Perspectives Talk II - Industry: AI generated speech – Applications and Implications
Spyros Raptis
-
SPS
IEEE Members: $11.00
Non-members: $15.00
Powered by the recent advances in AI-based representation and generation, text-to-speech technology has reached unprecedented levels in quality and flexibility.
Self-supervised learning techniques have provided ways to formulate efficient latent spaces claiming more control over different qualities of the generated speech, zero-shot training allowed matching the characteristics of unseen speakers, and efficient prior networks contributed to disentangling content, speaker, emotion and other dimensions of speech.

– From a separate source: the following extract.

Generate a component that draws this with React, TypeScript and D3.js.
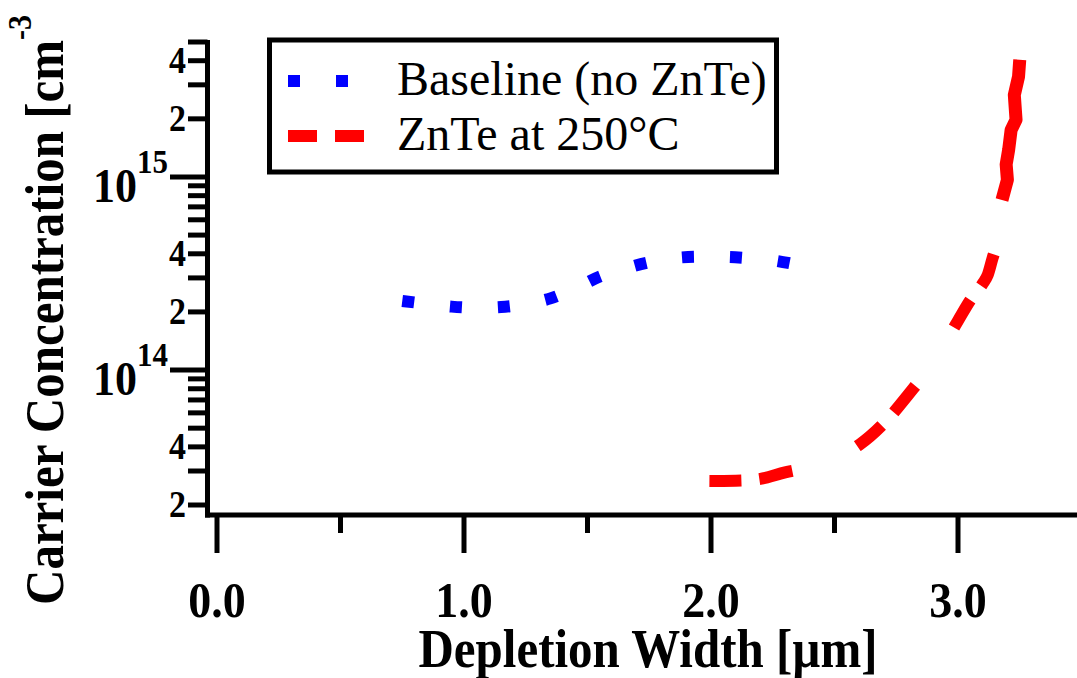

These developments have boosted existing application areas but also allowed tackling new ones that previously seemed much more distant. We’ll discuss some of the recent advances in specific areas in the field, including our team’s work on multi-speaker, multi-/cross-lingual, expressive and controllable TTS, on synthesized singing, as well as on automatic synthetic speech evaluation. We’ll also look into cloning existing speakers as well as generating novel ones.
Finally, we’ll touch on the valid concerns that such unprecedented technical capabilities raise. Voice is a key element of one’s identity and although such technologies hold great promise for useful applications, at the same time they have a potential for abuse, thus raising ethical and intellectual property questions, both in the context of the creative industries and in our everyday lives.